High school students continue to build on the skills they learned in elementary and middle school, but the focus shifts to more complex self-regulation skills, increasing independence and prosocial skills.
Katherine Koplik, a junior at Blue Valley North, said many of her classes incorporate SEL into lessons. Koplik has learned how to work in a team, develop professionalism, how to set boundaries and process emotions.
“My favorite thing we do in the district is daily check-ins in the classroom where they do a daily question or a mood meter. I feel like those tend to be a much more positive classroom culture.”
A social-emotional learning activity Blue Valley West high schoolers recently participated in was expressing gratitude and the benefits of telling a friend or loved one why they are grateful for that person.
Students watched a short video then reflected on the positive aspects of their life and the important people in their lives who have impacted them.

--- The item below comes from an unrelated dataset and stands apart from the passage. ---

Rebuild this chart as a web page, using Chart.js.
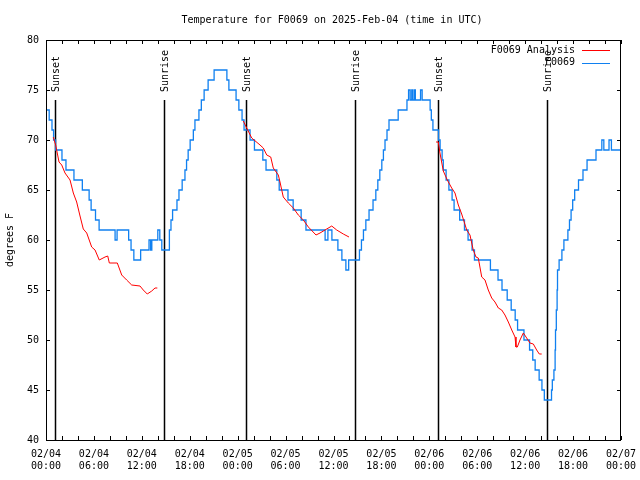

Lauren Garcia, a Blue Valley West history teacher, said SEL is important as standalone lessons but also when it’s naturally integrated into the curriculum.
When Garcia teaches AP macroeconomics and AP microeconomics, she talks with her students about utility and usefulness.
“When we talk about utility maximization and what brings us the most satisfaction, we’ve talked about love tanks and how we express love and how we receive love,” Garcia said. “I think our juniors and seniors find it fascinating and I think that they really understand utility a whole lot better after those conversations.”
Even in classes that don’t feel emotionally based, students and teachers are having conversations about SEL topics like resiliency and self-regulation.
“I think those skills carry and hopefully our students can take those forward when they graduate from here, and they can apply those in college or careers and beyond and that they help them become happy and successful adults,” Garcia said. “I think that’s really the measure of success we are all striving for these kids to achieve.”